*** GIVEN DATA ***
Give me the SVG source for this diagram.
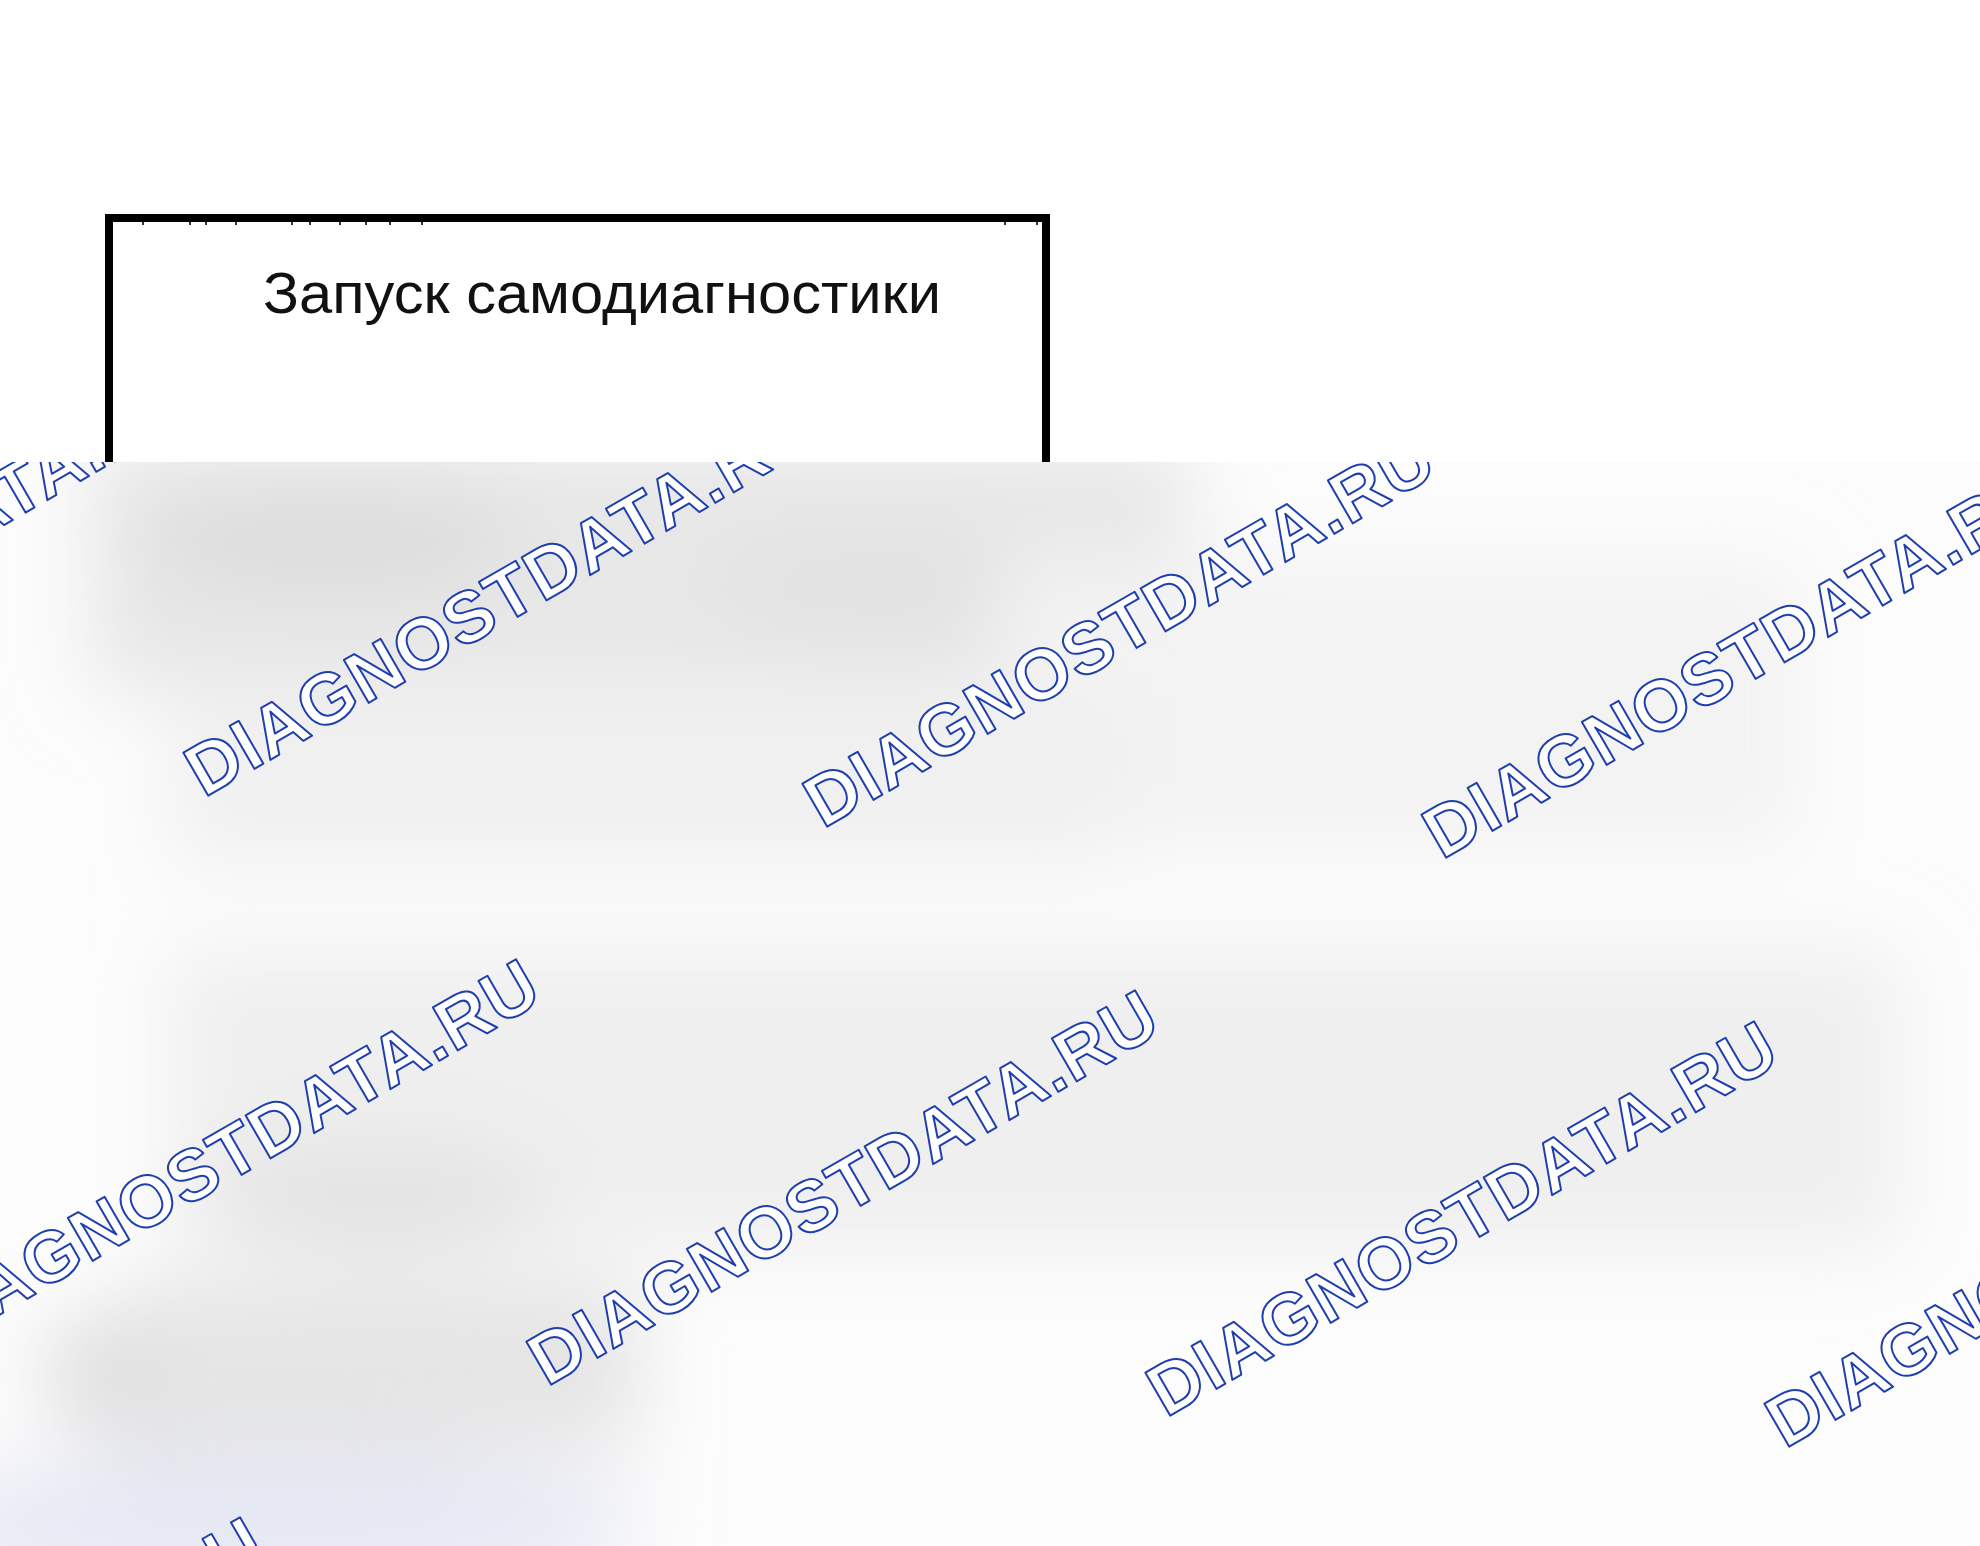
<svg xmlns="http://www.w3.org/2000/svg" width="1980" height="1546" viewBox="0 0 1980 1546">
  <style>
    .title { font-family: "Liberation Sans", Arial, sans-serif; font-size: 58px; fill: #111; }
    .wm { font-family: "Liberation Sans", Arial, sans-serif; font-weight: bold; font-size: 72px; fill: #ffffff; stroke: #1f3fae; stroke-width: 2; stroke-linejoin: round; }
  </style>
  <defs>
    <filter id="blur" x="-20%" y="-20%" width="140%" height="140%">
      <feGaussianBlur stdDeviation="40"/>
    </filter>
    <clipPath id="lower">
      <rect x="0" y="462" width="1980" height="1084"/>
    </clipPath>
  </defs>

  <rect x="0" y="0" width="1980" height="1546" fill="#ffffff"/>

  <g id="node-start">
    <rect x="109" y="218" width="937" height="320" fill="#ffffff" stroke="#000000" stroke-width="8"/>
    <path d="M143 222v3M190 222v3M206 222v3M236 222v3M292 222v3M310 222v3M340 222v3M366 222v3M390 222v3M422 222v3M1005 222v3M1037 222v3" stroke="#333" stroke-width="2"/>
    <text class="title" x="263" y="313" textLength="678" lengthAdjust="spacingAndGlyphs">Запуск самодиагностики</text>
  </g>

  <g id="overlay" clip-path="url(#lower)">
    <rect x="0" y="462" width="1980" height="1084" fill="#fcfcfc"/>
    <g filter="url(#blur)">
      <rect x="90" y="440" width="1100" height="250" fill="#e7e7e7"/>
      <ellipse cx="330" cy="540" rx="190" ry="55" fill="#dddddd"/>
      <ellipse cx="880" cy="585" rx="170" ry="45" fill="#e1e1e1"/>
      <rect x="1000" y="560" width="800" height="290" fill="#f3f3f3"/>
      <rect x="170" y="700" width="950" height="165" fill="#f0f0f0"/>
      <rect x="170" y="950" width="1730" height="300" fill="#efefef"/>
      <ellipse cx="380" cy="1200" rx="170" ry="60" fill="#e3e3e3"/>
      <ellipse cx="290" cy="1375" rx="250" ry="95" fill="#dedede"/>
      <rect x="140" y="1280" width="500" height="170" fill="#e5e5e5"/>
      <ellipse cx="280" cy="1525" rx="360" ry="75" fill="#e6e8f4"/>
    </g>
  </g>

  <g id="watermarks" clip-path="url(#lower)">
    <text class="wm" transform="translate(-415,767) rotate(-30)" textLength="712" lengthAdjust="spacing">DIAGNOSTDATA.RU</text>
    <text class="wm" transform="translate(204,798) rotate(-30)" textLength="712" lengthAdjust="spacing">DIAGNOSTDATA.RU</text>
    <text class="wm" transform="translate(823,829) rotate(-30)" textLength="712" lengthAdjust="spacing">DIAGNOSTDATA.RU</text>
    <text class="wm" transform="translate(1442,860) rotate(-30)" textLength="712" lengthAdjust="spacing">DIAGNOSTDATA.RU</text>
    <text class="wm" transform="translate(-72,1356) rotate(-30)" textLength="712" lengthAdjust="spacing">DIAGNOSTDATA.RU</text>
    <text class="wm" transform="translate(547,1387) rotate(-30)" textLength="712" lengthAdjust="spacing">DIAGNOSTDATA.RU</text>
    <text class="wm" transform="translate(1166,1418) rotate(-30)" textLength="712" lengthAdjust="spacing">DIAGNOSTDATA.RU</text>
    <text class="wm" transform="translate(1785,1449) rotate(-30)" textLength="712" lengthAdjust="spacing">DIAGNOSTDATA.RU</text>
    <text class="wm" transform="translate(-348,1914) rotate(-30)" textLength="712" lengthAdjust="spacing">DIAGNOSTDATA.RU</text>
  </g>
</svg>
***
EXERCISE:
Restate the data above exactly, stripping out each image.

EXERCISE RESPONSE:
Give me the SVG source for this diagram.
<svg xmlns="http://www.w3.org/2000/svg" width="1980" height="1546" viewBox="0 0 1980 1546">
  <style>
    .title { font-family: "Liberation Sans", Arial, sans-serif; font-size: 58px; fill: #111; }
    .wm { font-family: "Liberation Sans", Arial, sans-serif; font-weight: bold; font-size: 72px; fill: #ffffff; stroke: #1f3fae; stroke-width: 2; stroke-linejoin: round; }
  </style>
  <defs>
    <filter id="blur" x="-20%" y="-20%" width="140%" height="140%">
      <feGaussianBlur stdDeviation="40"/>
    </filter>
    <clipPath id="lower">
      <rect x="0" y="462" width="1980" height="1084"/>
    </clipPath>
  </defs>

  <rect x="0" y="0" width="1980" height="1546" fill="#ffffff"/>

  <g id="node-start">
    <rect x="109" y="218" width="937" height="320" fill="#ffffff" stroke="#000000" stroke-width="8"/>
    <path d="M143 222v3M190 222v3M206 222v3M236 222v3M292 222v3M310 222v3M340 222v3M366 222v3M390 222v3M422 222v3M1005 222v3M1037 222v3" stroke="#333" stroke-width="2"/>
    <text class="title" x="263" y="313" textLength="678" lengthAdjust="spacingAndGlyphs">Запуск самодиагностики</text>
  </g>

  <g id="overlay" clip-path="url(#lower)">
    <rect x="0" y="462" width="1980" height="1084" fill="#fcfcfc"/>
    <g filter="url(#blur)">
      <rect x="90" y="440" width="1100" height="250" fill="#e7e7e7"/>
      <ellipse cx="330" cy="540" rx="190" ry="55" fill="#dddddd"/>
      <ellipse cx="880" cy="585" rx="170" ry="45" fill="#e1e1e1"/>
      <rect x="1000" y="560" width="800" height="290" fill="#f3f3f3"/>
      <rect x="170" y="700" width="950" height="165" fill="#f0f0f0"/>
      <rect x="170" y="950" width="1730" height="300" fill="#efefef"/>
      <ellipse cx="380" cy="1200" rx="170" ry="60" fill="#e3e3e3"/>
      <ellipse cx="290" cy="1375" rx="250" ry="95" fill="#dedede"/>
      <rect x="140" y="1280" width="500" height="170" fill="#e5e5e5"/>
      <ellipse cx="280" cy="1525" rx="360" ry="75" fill="#e6e8f4"/>
    </g>
  </g>

  <g id="watermarks" clip-path="url(#lower)">
    <text class="wm" transform="translate(-415,767) rotate(-30)" textLength="712" lengthAdjust="spacing">DIAGNOSTDATA.RU</text>
    <text class="wm" transform="translate(204,798) rotate(-30)" textLength="712" lengthAdjust="spacing">DIAGNOSTDATA.RU</text>
    <text class="wm" transform="translate(823,829) rotate(-30)" textLength="712" lengthAdjust="spacing">DIAGNOSTDATA.RU</text>
    <text class="wm" transform="translate(1442,860) rotate(-30)" textLength="712" lengthAdjust="spacing">DIAGNOSTDATA.RU</text>
    <text class="wm" transform="translate(-72,1356) rotate(-30)" textLength="712" lengthAdjust="spacing">DIAGNOSTDATA.RU</text>
    <text class="wm" transform="translate(547,1387) rotate(-30)" textLength="712" lengthAdjust="spacing">DIAGNOSTDATA.RU</text>
    <text class="wm" transform="translate(1166,1418) rotate(-30)" textLength="712" lengthAdjust="spacing">DIAGNOSTDATA.RU</text>
    <text class="wm" transform="translate(1785,1449) rotate(-30)" textLength="712" lengthAdjust="spacing">DIAGNOSTDATA.RU</text>
    <text class="wm" transform="translate(-348,1914) rotate(-30)" textLength="712" lengthAdjust="spacing">DIAGNOSTDATA.RU</text>
  </g>
</svg>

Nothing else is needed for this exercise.